In Tudor times, Belgravia used to be called the Five Fields, and was grazing land for animals. Market gardens were established there too.
Gentlemen from London also used it to hold duelling feuds when the need arose.
It was a dangerous place, especially after dark, with highwaymen and robbers preying on people crossing the Westbourne at a bridge known as Bloody Bridge.
Where did Belgravia get its current name?
When Five Fields was being developed in 1820 by Richard Grosvenor, 2nd Marquess of Westminster, the area was renamed as Belgravia. The Grosvenor family’s country seat of Eaton Hall in Cheshire has a nearby village called Belgrave, and Viscount Belgrave is a subsidiary title of the Duke of Westminster.
Belgravia’s 19th Century Development
Five Fields was transformed into Belgravia under the direction of Thomas Cubitt, working for Richard Grosvenor. It took 30 years to complete the smart new estate.
Numerous grand white stucco terraces were to provide homes for the wealthy in an area to rival Mayfair, but much of the area’s land remained in the hands of the Grosvenor family, as the Gorsvenor Estate.
Belgrave Square and Eaton Square, with names reflecting the Grosvenor family’s Cheshire country seat, were to be the focus of the new area.
Police Station in 1957
The Police Station on Belgravia’s Gerald Road was in operation from 1846 to 1993, at which point it was converted into a large private residence.
In 1957, the Police Station was covered in flowering plants, thanks to an initiative by Sergeant Slee and P.C. Hart, and a newsreel recorded the curiosity.

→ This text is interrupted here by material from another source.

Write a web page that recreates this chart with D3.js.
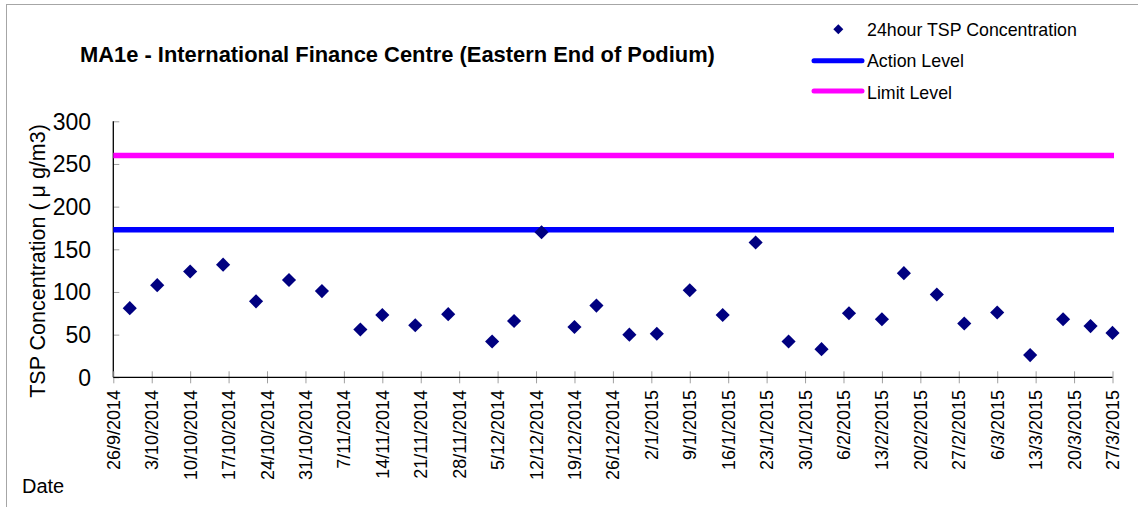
<!DOCTYPE html>
<html>
<head>
<meta charset="utf-8">
<script src="https://cdn.jsdelivr.net/npm/d3@7"></script>
<style>
  body { margin: 0; background: #fff; }
  svg { display: block; font-family: Arial, "Liberation Sans", sans-serif; }
</style>
</head>
<body>
<svg id="chart" width="1138" height="507"></svg>
<script>
// ---- data ----
const sampleDates = ["29/9/2014","4/10/2014","10/10/2014","16/10/2014","22/10/2014","28/10/2014","3/11/2014","10/11/2014","14/11/2014","20/11/2014","26/11/2014","4/12/2014","8/12/2014","13/12/2014","19/12/2014","23/12/2014","29/12/2014","3/1/2015","9/1/2015","15/1/2015","21/1/2015","27/1/2015","2/2/2015","7/2/2015","13/2/2015","17/2/2015","23/2/2015","28/2/2015","6/3/2015","12/3/2015","18/3/2015","23/3/2015","27/3/2015"];
const tspValues = [81,108,124,132,89,114,101,56,73,61,74,42,66,170,59,84,50,51,102,73,158,42,33,75,68,122,97,63,76,26,68,60,52];
const actionLevel = 173;
const limitLevel = 260;
const xTickLabels = ["26/9/2014","3/10/2014","10/10/2014","17/10/2014","24/10/2014","31/10/2014","7/11/2014","14/11/2014","21/11/2014","28/11/2014","5/12/2014","12/12/2014","19/12/2014","26/12/2014","2/1/2015","9/1/2015","16/1/2015","23/1/2015","30/1/2015","6/2/2015","13/2/2015","20/2/2015","27/2/2015","6/3/2015","13/3/2015","20/3/2015","27/3/2015"];
const yTicks = [0,50,100,150,200,250,300];
const legendItems = ["24hour TSP Concentration","Action Level","Limit Level"];
const titleText = "MA1e - International Finance Centre (Eastern End of Podium)";

(function () {
const parse = s => { const [d,m,y] = s.split("/").map(Number); return new Date(Date.UTC(y, m-1, d)); };

const svg = d3.select("#chart");
const pL = 113.3, pR = 1112.5, pT = 121.3, pB = 377.3;

const x = d3.scaleUtc()
  .domain([parse(xTickLabels[0]), parse(xTickLabels[xTickLabels.length-1])])
  .range([pL, pR]);
const y = d3.scaleLinear().domain([0, 300]).range([pB, pT]);

// outer border
svg.append("rect").attr("x", 6.5).attr("y", 4.5).attr("width", 1140).attr("height", 520)
  .attr("fill", "none").attr("stroke", "#a6a6a6").attr("stroke-width", 1);

// title
svg.append("text").attr("x", 80).attr("y", 62)
  .attr("font-size", 21.9).attr("font-weight", "bold").attr("fill", "#000")
  .text(titleText);

// y axis
const yAxis = d3.axisRight(y).tickValues(yTicks).tickSize(6).tickFormat("");
const gy = svg.append("g").attr("transform", `translate(${pL},0)`).call(yAxis);
gy.select(".domain").remove();
gy.selectAll(".tick line").attr("stroke", "#a0a0a0");
svg.selectAll(".ylab").data(yTicks).join("text").attr("class","ylab")
  .attr("x", 91).attr("y", d => y(d)).attr("dy", "0.36em")
  .attr("text-anchor", "end").attr("font-size", 23).attr("fill", "#000")
  .text(d => d);
svg.append("line").attr("x1", pL).attr("x2", pL).attr("y1", pT).attr("y2", pB)
  .attr("stroke", "#000").attr("stroke-width", 1.3);

// x axis
const xTickDates = xTickLabels.map(parse);
const xAxis = d3.axisBottom(x).tickValues(xTickDates).tickSize(6).tickFormat("");
const gx = svg.append("g").attr("transform", `translate(0,${pB})`).call(xAxis);
gx.select(".domain").remove();
gx.selectAll(".tick line").attr("stroke", "#a0a0a0").attr("y1", -6).attr("y2", 6);
svg.append("line").attr("x1", pL).attr("x2", pR).attr("y1", pB).attr("y2", pB)
  .attr("stroke", "#000").attr("stroke-width", 1.3);
svg.selectAll(".xlab").data(xTickLabels).join("text").attr("class","xlab")
  .attr("transform", d => `translate(${x(parse(d))},390) rotate(-90)`)
  .attr("dy", "0.36em").attr("text-anchor", "end")
  .attr("font-size", 18).attr("fill", "#000").text(d => d);

// level lines
svg.append("line").attr("x1", pL).attr("x2", pR + 1.5)
  .attr("y1", y(limitLevel)).attr("y2", y(limitLevel))
  .attr("stroke", "#ff00ff").attr("stroke-width", 5.5);
svg.append("line").attr("x1", pL).attr("x2", pR + 1.5)
  .attr("y1", y(actionLevel)).attr("y2", y(actionLevel))
  .attr("stroke", "#0000ff").attr("stroke-width", 5.5);

// points
svg.selectAll(".pt").data(sampleDates.map((d,i) => ({d: parse(d), v: tspValues[i]})))
  .join("path").attr("class","pt")
  .attr("d", d3.symbol().type(d3.symbolSquare).size(100))
  .attr("transform", p => `translate(${x(p.d)},${y(p.v)}) rotate(45)`)
  .attr("fill", "#000080");

// axis titles
svg.append("text").attr("transform", "translate(45,261) rotate(-90)")
  .attr("text-anchor", "middle").attr("font-size", 21.5).attr("fill", "#000")
  .text("TSP Concentration ( \u03BC g/m3)");
svg.append("text").attr("x", 22).attr("y", 493).attr("font-size", 20).attr("fill", "#000").text("Date");

// legend
const lg = svg.append("g");
lg.append("path").attr("d", d3.symbol().type(d3.symbolSquare).size(50))
  .attr("transform", "translate(838.3,29.3) rotate(45)").attr("fill", "#000080");
lg.append("line").attr("x1", 814).attr("x2", 862).attr("y1", 60.7).attr("y2", 60.7)
  .attr("stroke", "#0000ff").attr("stroke-width", 5).attr("stroke-linecap", "round");
lg.append("line").attr("x1", 814).attr("x2", 862).attr("y1", 91).attr("y2", 91)
  .attr("stroke", "#ff00ff").attr("stroke-width", 5).attr("stroke-linecap", "round");
lg.selectAll(".lt").data(legendItems).join("text").attr("class","lt")
  .attr("x", 867).attr("y", (d,i) => [35.7, 67, 99][i])
  .attr("font-size", 17.8).attr("fill", "#000").text(d => d);
})();
</script>
</body>
</html>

The Gerald Road Police Station had won the Westminster Gardeners Guild Cup for two years running by this point, and other trophies.
Officer P.C. Taylor was filmed tending the plants, and also speaking to an unnamed W.P.C. Another officer walks into the station, and one arrives in a long coat on a motorbike.

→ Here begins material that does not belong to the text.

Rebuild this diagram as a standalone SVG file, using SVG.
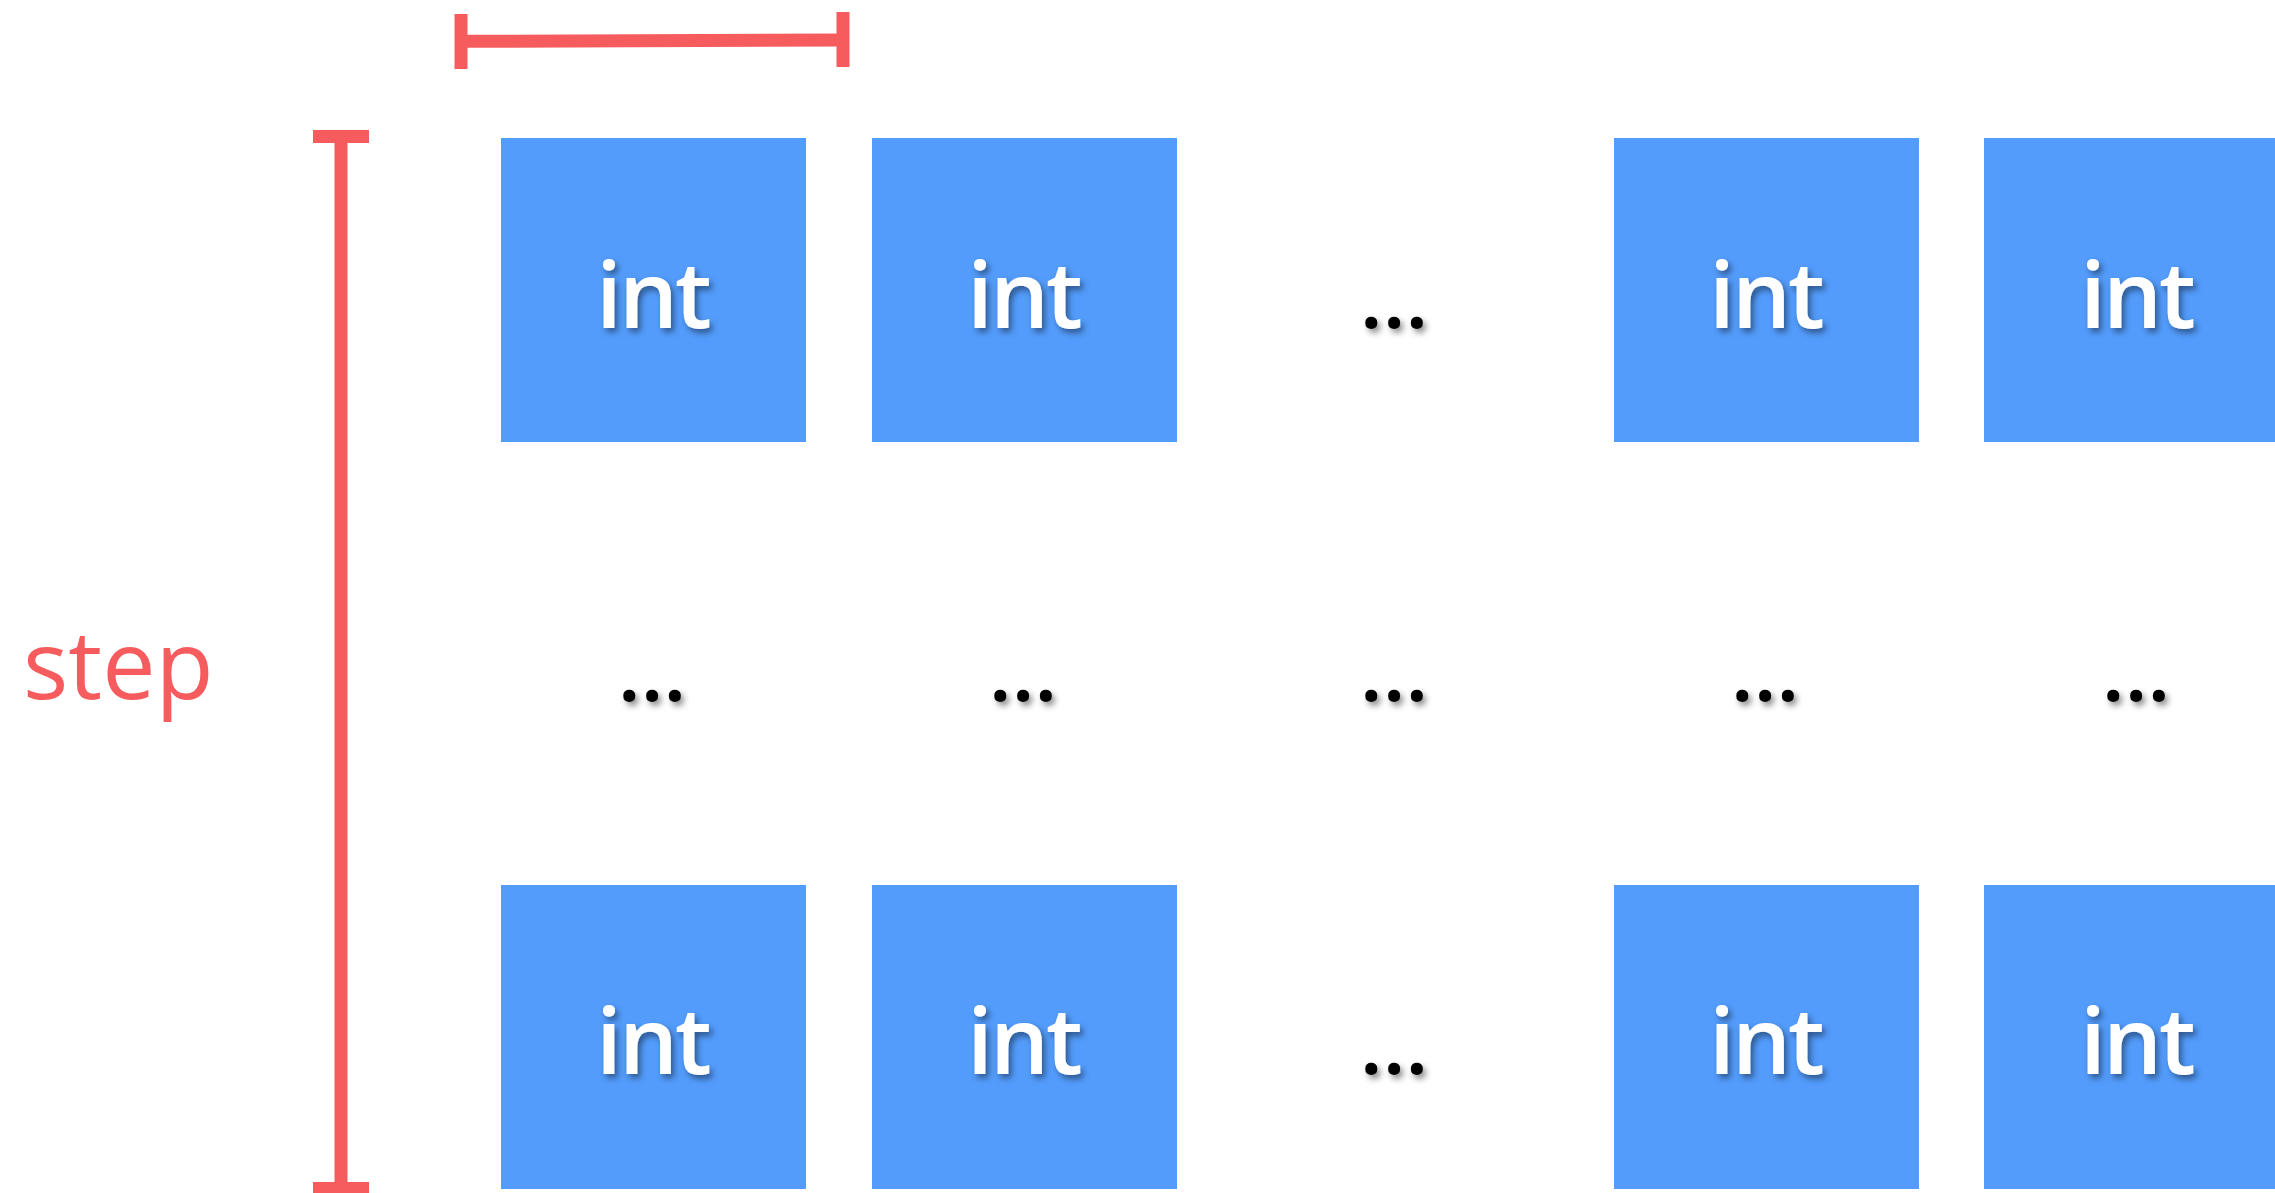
<svg xmlns="http://www.w3.org/2000/svg" width="2275" height="1193" viewBox="0 0 2275 1193">
  <defs>
    <filter id="shadow" x="-20%" y="-20%" width="150%" height="160%">
      <feDropShadow dx="3" dy="4" stdDeviation="3" flood-color="#000" flood-opacity="0.45"/>
    </filter>
  </defs>
  <style>
    .cell { fill: #539CFC; }
    .lbl { font-family: "Open Sans", "Liberation Sans", sans-serif; font-weight: 600; text-anchor: middle; filter: url(#shadow); }
    .int { fill: #ffffff; font-size: 93px; letter-spacing: -3px; }
    .dots { fill: #000000; font-size: 84px; }
    .bar { stroke: #F65C5E; stroke-width: 13; fill: none; }
    .step { font-family: "Open Sans", "Liberation Sans", sans-serif; font-size: 95px; fill: #F65C5E; }
  </style>

  <!-- measure brackets -->
  <g id="connectors">
    <line class="bar" x1="461" y1="41.3" x2="843" y2="40"/>
    <line class="bar" x1="461" y1="14" x2="461" y2="69"/>
    <line class="bar" x1="843" y1="12" x2="843" y2="67"/>
    <line class="bar" x1="341" y1="136" x2="341" y2="1188"/>
    <line class="bar" x1="313" y1="136.5" x2="369" y2="136.5"/>
    <line class="bar" x1="313" y1="1188.5" x2="369" y2="1188.5"/>
  </g>

  <g id="step-label">
    <text class="step" x="23" y="699">step</text>
  </g>

  <!-- first row -->
  <g id="r1c1"><rect class="cell" x="501" y="138" width="305" height="304"/><text class="lbl int" x="652.5" y="328">int</text></g>
  <g id="r1c2"><rect class="cell" x="872" y="138" width="305" height="304"/><text class="lbl int" x="1023.5" y="328">int</text></g>
  <g id="r1c3"><text class="lbl dots" x="1394" y="328">…</text></g>
  <g id="r1c4"><rect class="cell" x="1614" y="138" width="305" height="304"/><text class="lbl int" x="1765.5" y="328">int</text></g>
  <g id="r1c5"><rect class="cell" x="1984" y="138" width="305" height="304"/><text class="lbl int" x="2136.5" y="328">int</text></g>

  <!-- middle row -->
  <g id="r2c1"><text class="lbl dots" x="652" y="701">…</text></g>
  <g id="r2c2"><text class="lbl dots" x="1023" y="701">…</text></g>
  <g id="r2c3"><text class="lbl dots" x="1394" y="701">…</text></g>
  <g id="r2c4"><text class="lbl dots" x="1765" y="701">…</text></g>
  <g id="r2c5"><text class="lbl dots" x="2136" y="701">…</text></g>

  <!-- last row -->
  <g id="r3c1"><rect class="cell" x="501" y="885" width="305" height="304"/><text class="lbl int" x="652.5" y="1074">int</text></g>
  <g id="r3c2"><rect class="cell" x="872" y="885" width="305" height="304"/><text class="lbl int" x="1023.5" y="1074">int</text></g>
  <g id="r3c3"><text class="lbl dots" x="1394" y="1074">…</text></g>
  <g id="r3c4"><rect class="cell" x="1614" y="885" width="305" height="304"/><text class="lbl int" x="1765.5" y="1074">int</text></g>
  <g id="r3c5"><rect class="cell" x="1984" y="885" width="305" height="304"/><text class="lbl int" x="2136.5" y="1074">int</text></g>
</svg>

As wonderful as it all looks, the ‘MURDER’ poster does stand out in the background!
Floral Police Station (1957) – British Pathé on YouTube
Eaton Square 1997
Eaton Square in Belgravia was built in 1824, just after the Napoleonic Wars when the housing market was booming.
During World War II, the local Air Raid Wardens set up a communal poultry club in Eaton Square’s garden. Everyone pooled their some of their rationed food and leftovers to feed the chickens, then shared the eggs and chicken meat.
1997 saw Eaton Square named London’s most desirable place to live, and even back then the properties were selling for multiple millions of pounds.
Most of the houses had been converted to flats, so in 1997 only seven of the properties remained as a single house.
Sir Andrew LLoyd Webber’s £17 million home had been on the property market for about a year when this news item was filmed.
Morris the milkman told the cameras he’d rather live out in Richmond than be “stuck in the middle of town”.
1997 News Report on Eaton Square, The Best Address in London, 1990s Property – Kinolibrary on YouTube
Who Owns Belgravia Today?
The Grosvenor Estate still owns much of the land in Belgravia, although the Leasehold Reform Act 1967 means the estate has had to sell many freeholds to its former tenants.
The Grosvenor Estate is owned by the Grosvenor Group, which is the family property company of the Duke of Westminster.
Belgravia remained an attractive residential district for the wealthy until after World War II.
But in the middle of the 20th century, the demand for large London houses was falling. Many of the properties were converted to instititional use. Embassies, charity headquarters, professional institutions and other businesses continue to have a strong presence in Belgravia.
The early 21st century saw an influx of the super-rich to London, and a renewed interest in the large houses of Belgravia as private homes. Unfortunately, many of these homes are underutilised, as their owners have homes all over the world.